When I admitted powerlessness and unmanageability (Step One), I began Twelve-Step recovery. Within one week my spiritual awakening began as I could believe in the experience of others and feel hope. For me this was Step Two. Beginning to learn and live the Steps in my life (with some assistance from professionals) enlarged and deepened my spiritual awakening.
Steps Ten and Eleven kept my spiritual experience fresh. However, it was Step Twelve that gave me the most spiritual growth. Practicing the principles in all of my affairs infused me with a spiritual experience that I could share with others. In my recovery it’s important to share with others rather than give things away. If I give something to a person, they have it and I don’t. However if I share something, we both have it, and it becomes more powerful. For me, sharing may be the greatest force in recovery leading to a spiritual experience. Ironically, sharing a burden makes it half as heavy while sharing a light makes it twice as bright. That is the principle I apply to service.
Nearly all sharing enlarges and deepens my spirituality. Sharing is as simple as opening the door for the meeting, setting up chairs, leading a meeting, or sharing in a meeting. Much more intense is one-on-one sharing in sponsorship. Bill W and Dr. Bob were both powerless over drinking alcohol. However, when they met and shared one-on-one, they were connected to a much larger power that kept them sober for the rest of their lives.
Sponsorship has been and continues to be the largest part of my service–my sharing–because it is every day. Sharing my recovery experiences with others allows my awakening to grow every day. Helping others is the primary message of the entire Big Book of Alcoholics Anonymous.

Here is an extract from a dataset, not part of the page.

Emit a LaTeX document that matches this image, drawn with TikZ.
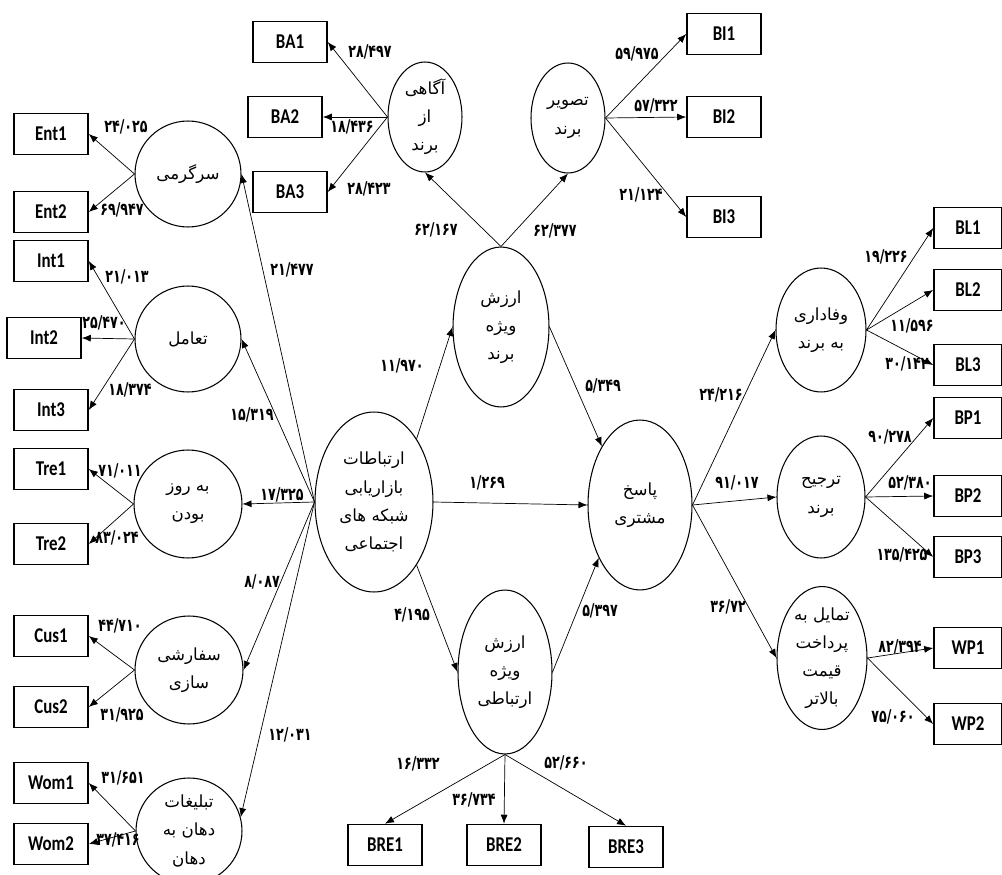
\documentclass[tikz,border=0pt]{standalone}
\usepackage{fontspec}
\usetikzlibrary{arrows.meta, shapes.geometric}
\TeXXeTstate=1
\newfontfamily\fafont[Script=Arabic]{DejaVu Sans}
\newfontfamily\numfont[FakeStretch=0.72]{DejaVu Sans}
\newfontfamily\boxfont[FakeStretch=0.8]{Carlito}
\newcommand{\fa}[1]{\beginR#1\endR}
\newcommand{\loadarrow}{-{Latex[length=1.8mm,width=1.4mm]}}
\tikzset{
  item/.style={draw, line width=0.9pt, minimum width=1.48cm, minimum height=0.82cm, inner sep=0pt,
    font=\boxfont\bfseries\fontsize{12}{12}\selectfont},
  latent/.style={draw, ellipse, semithick, inner sep=0pt, align=center,
    font=\fafont\fontsize{9.5}{16}\selectfont},
  coef/.style={inner sep=1pt, font=\numfont\bfseries\fontsize{10}{10}\selectfont}
}

\begin{document}
\begin{tikzpicture}[x=0.02cm, y=-0.02cm]
            \useasboundingbox (0,0) rectangle (1002,875);
            % constructs
            \node[latent, minimum width=2.36cm, minimum height=3.6cm] (smm) at (374,502) {\fa{ارتباطات}\\\fa{بازاریابی}\\\fa{شبکه های}\\\fa{اجتماعی}};
            \node[latent, minimum width=1.92cm, minimum height=3.2cm] (beq) at (501,327) {\fa{ارزش}\\\fa{ویژه}\\\fa{برند}};
            \node[latent, minimum width=1.88cm, minimum height=3.28cm] (req) at (505,672) {\fa{ارزش}\\\fa{ویژه}\\\fa{ارتباطی}};
            \node[latent, minimum width=2.08cm, minimum height=3.4cm] (resp) at (640,505) {\fa{پاسخ}\\\fa{مشتری}};
            \node[latent, minimum width=1.48cm, minimum height=2.2cm] (aware) at (425,117) {\fa{آگاهی}\\\fa{از}\\\fa{برند}};
            \node[latent, minimum width=1.48cm, minimum height=2.2cm] (image) at (568,118) {\fa{تصویر}\\\fa{برند}};
            \node[latent, minimum width=2.12cm, minimum height=2.12cm] (ent) at (188,174) {\fa{سرگرمی}};
            \node[latent, minimum width=2.12cm, minimum height=2.12cm] (inter) at (188,339) {\fa{تعامل}};
            \node[latent, minimum width=2.16cm, minimum height=2.16cm] (trend) at (188,504) {\fa{به روز}\\\fa{بودن}};
            \node[latent, minimum width=2.16cm, minimum height=2.16cm] (cust) at (189,670) {\fa{سفارشی}\\\fa{سازی}};
            \node[latent, minimum width=2.12cm, minimum height=2.12cm] (wom) at (189,831) {\fa{تبلیغات}\\\fa{دهان به}\\\fa{دهان}};
            \node[latent, minimum width=1.8cm, minimum height=2.48cm] (loyal) at (821,330) {\fa{وفاداری}\\\fa{به برند}};
            \node[latent, minimum width=1.76cm, minimum height=2.44cm] (pref) at (821,497) {\fa{ترجیح}\\\fa{برند}};
            \node[latent, minimum width=1.8cm, minimum height=2.64cm] (wtp) at (822,658) {\fa{تمایل به}\\\fa{پرداخت}\\\fa{قیمت}\\\fa{بالاتر}};
            % indicators
            \node[item] (BA1) at (290,42) {BA1};
            \node[item] (BA2) at (285,117) {BA2};
            \node[item] (BA3) at (290,192) {BA3};
            \node[item] (BI1) at (724,34) {BI1};
            \node[item] (BI2) at (724,117) {BI2};
            \node[item] (BI3) at (724,217) {BI3};
            \node[item] (Ent1) at (51,134) {Ent1};
            \node[item] (Ent2) at (51,212) {Ent2};
            \node[item] (Int1) at (51,261) {Int1};
            \node[item] (Int2) at (44,338) {Int2};
            \node[item] (Int3) at (51,410) {Int3};
            \node[item] (Tre1) at (51,469) {Tre1};
            \node[item] (Tre2) at (51,544) {Tre2};
            \node[item] (Cus1) at (51,636) {Cus1};
            \node[item] (Cus2) at (51,707) {Cus2};
            \node[item] (Wom1) at (51,783) {Wom1};
            \node[item] (Wom2) at (51,844) {Wom2};
            \node[item, minimum width=1.36cm] (BL1) at (968,228) {BL1};
            \node[item, minimum width=1.36cm] (BL2) at (968,290) {BL2};
            \node[item, minimum width=1.36cm] (BL3) at (968,365) {BL3};
            \node[item, minimum width=1.36cm] (BP1) at (968,418) {BP1};
            \node[item, minimum width=1.36cm] (BP2) at (968,496) {BP2};
            \node[item, minimum width=1.36cm] (BP3) at (968,557) {BP3};
            \node[item, minimum width=1.36cm] (WP1) at (968,648) {WP1};
            \node[item, minimum width=1.36cm] (WP2) at (968,724) {WP2};
            \node[item] (BRE1) at (385,845) {BRE1};
            \node[item] (BRE2) at (504,845) {BRE2};
            \node[item] (BRE3) at (626,847) {BRE3};
            % structural paths
            \draw[\loadarrow] (smm.west) -- (ent.east);
            \draw[\loadarrow] (smm.west) -- (inter.east);
            \draw[\loadarrow] (smm.west) -- (trend.east);
            \draw[\loadarrow] (smm.west) -- (cust.east);
            \draw[\loadarrow] (smm.west) -- (wom.15);
            \draw[\loadarrow] (smm.56) -- (beq.west);
            \draw[\loadarrow] (smm.east) -- (resp.west);
            \draw[\loadarrow] (smm.-56) -- (req.west);
            \draw[\loadarrow] (beq.east) -- (resp.123);
            \draw[\loadarrow] (req.east) -- (resp.-128);
            \draw[\loadarrow] (beq.north) -- (aware.south);
            \draw[\loadarrow] (beq.north) -- (image.south);
            \draw[\loadarrow] (resp.east) -- (loyal.west);
            \draw[\loadarrow] (resp.east) -- (pref.west);
            \draw[\loadarrow] (resp.east) -- (wtp.west);
            % loadings
            \draw[\loadarrow] (aware.west) -- (BA1.east);
            \draw[\loadarrow] (aware.west) -- (BA2.east);
            \draw[\loadarrow] (aware.west) -- (BA3.east);
            \draw[\loadarrow] (image.east) -- (BI1.west);
            \draw[\loadarrow] (image.east) -- (BI2.west);
            \draw[\loadarrow] (image.east) -- (BI3.west);
            \draw[\loadarrow] (ent.west) -- (Ent1.east);
            \draw[\loadarrow] (ent.west) -- (Ent2.east);
            \draw[\loadarrow] (inter.west) -- (Int1.east);
            \draw[\loadarrow] (inter.west) -- (Int2.east);
            \draw[\loadarrow] (inter.west) -- (Int3.east);
            \draw[\loadarrow] (trend.west) -- (Tre1.east);
            \draw[\loadarrow] (trend.west) -- (Tre2.east);
            \draw[\loadarrow] (cust.west) -- (Cus1.east);
            \draw[\loadarrow] (cust.west) -- (Cus2.east);
            \draw[\loadarrow] (wom.west) -- (Wom1.east);
            \draw[\loadarrow] (wom.west) -- (Wom2.east);
            \draw[\loadarrow] (loyal.east) -- (BL1.west);
            \draw[\loadarrow] (loyal.east) -- (BL2.west);
            \draw[\loadarrow] (loyal.east) -- (BL3.west);
            \draw[\loadarrow] (pref.east) -- (BP1.west);
            \draw[\loadarrow] (pref.east) -- (BP2.west);
            \draw[\loadarrow] (pref.east) -- (BP3.west);
            \draw[\loadarrow] (wtp.east) -- (WP1.west);
            \draw[\loadarrow] (wtp.east) -- (WP2.west);
            \draw[\loadarrow] (req.south) -- (BRE1.north);
            \draw[\loadarrow] (req.south) -- (BRE2.north);
            \draw[\loadarrow] (req.south) -- (BRE3.north);
            % t values
            \node[coef] (tBA1) at (370,52) {۲۸/۴۹۷};
            \node[coef] (tBA2) at (352,127) {۱۸/۴۳۶};
            \node[coef] (tBA3) at (369,189) {۲۸/۴۲۳};
            \node[coef] (taware) at (436,230) {۶۲/۱۶۷};
            \node[coef] (timage) at (555,231) {۶۲/۳۷۷};
            \node[coef] (tBI1) at (637,54) {۵۹/۹۷۵};
            \node[coef] (tBI2) at (656,106) {۵۷/۳۲۲};
            \node[coef] (tBI3) at (641,195) {۲۱/۱۲۴};
            \node[coef] (tEnt1) at (126,127) {۲۴/۰۲۵};
            \node[coef] (tEnt2) at (122,210) {۶۹/۹۴۷};
            \node[coef] (tent) at (292,270) {۲۱/۴۷۷};
            \node[coef] (tInt1) at (127,277) {۲۱/۰۱۳};
            \node[coef] (tInt2) at (104,323) {۲۵/۴۷۰};
            \node[coef] (tInt3) at (130,390) {۱۸/۳۷۴};
            \node[coef] (tinter) at (252,415) {۱۵/۳۱۹};
            \node[coef] (tTre1) at (120,471) {۷۱/۰۱۱};
            \node[coef] (ttrend) at (282,495) {۱۷/۳۲۵};
            \node[coef] (tTre2) at (117,538) {۸۳/۰۲۴};
            \node[coef] (tcust) at (262,582) {۸/۰۸۷};
            \node[coef] (tCus1) at (120,626) {۴۴/۷۱۰};
            \node[coef] (tCus2) at (122,715) {۳۱/۹۲۵};
            \node[coef] (twom) at (290,735) {۱۲/۰۳۱};
            \node[coef] (tWom1) at (123,778) {۳۱/۶۵۱};
            \node[coef] (tWom2) at (118,840) {۳۷/۴۱۶};
            \node[coef] (tbeq) at (402,366) {۱۱/۹۷۰};
            \node[coef] (tbeqresp) at (603,386) {۵/۳۴۹};
            \node[coef] (tresp) at (487,483) {۱/۲۶۹};
            \node[coef] (treq) at (412,615) {۴/۱۹۵};
            \node[coef] (treqresp) at (600,611) {۵/۳۹۷};
            \node[coef] (tBRE1) at (418,764) {۱۶/۳۳۲};
            \node[coef] (tBRE2) at (474,800) {۳۶/۷۳۴};
            \node[coef] (tBRE3) at (566,763) {۵۲/۶۶۰};
            \node[coef] (tloyal) at (721,395) {۲۴/۲۱۶};
            \node[coef] (tpref) at (737,483) {۹۱/۰۱۷};
            \node[coef] (twtp) at (728,607) {۳۶/۷۲};
            \node[coef] (tBL1) at (886,257) {۱۹/۲۲۶};
            \node[coef] (tBL2) at (912,326) {۱۱/۵۹۶};
            \node[coef] (tBL3) at (907,364) {۳۰/۱۴۲};
            \node[coef] (tBP1) at (890,437) {۹۰/۲۷۸};
            \node[coef] (tBP2) at (910,483) {۵۲/۳۸۰};
            \node[coef] (tBP3) at (902,555) {۱۳۵/۴۲۵};
            \node[coef] (tWP1) at (900,647) {۸۲/۳۹۴};
            \node[coef] (tWP2) at (893,717) {۷۵/۰۶۰};
        \end{tikzpicture}
\end{document}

Very early in my recovery I began participating in the administrative parts of recovery such as steering committees for individual meetings and intergroup meetings. It is not directly my spiritual experience that I am sharing, but I am sharing abilities that were opened up to me through having my spiritual awakening. I have continued the administrative participation now for the past 36 years. Before we had a telephone, it was my job to receive the mail in our post office box and reply to it. I am in three fellowships and have been a group representative, committee chairman, intergroup chairman, and a representative to regional conferences. Today I stay connected as the phone contact for newcomers. Service has been the key to receiving, keeping, and enlarging my recovery. It’s the sharing of my recovery with others that makes it continue to grow into something larger and more powerful every day.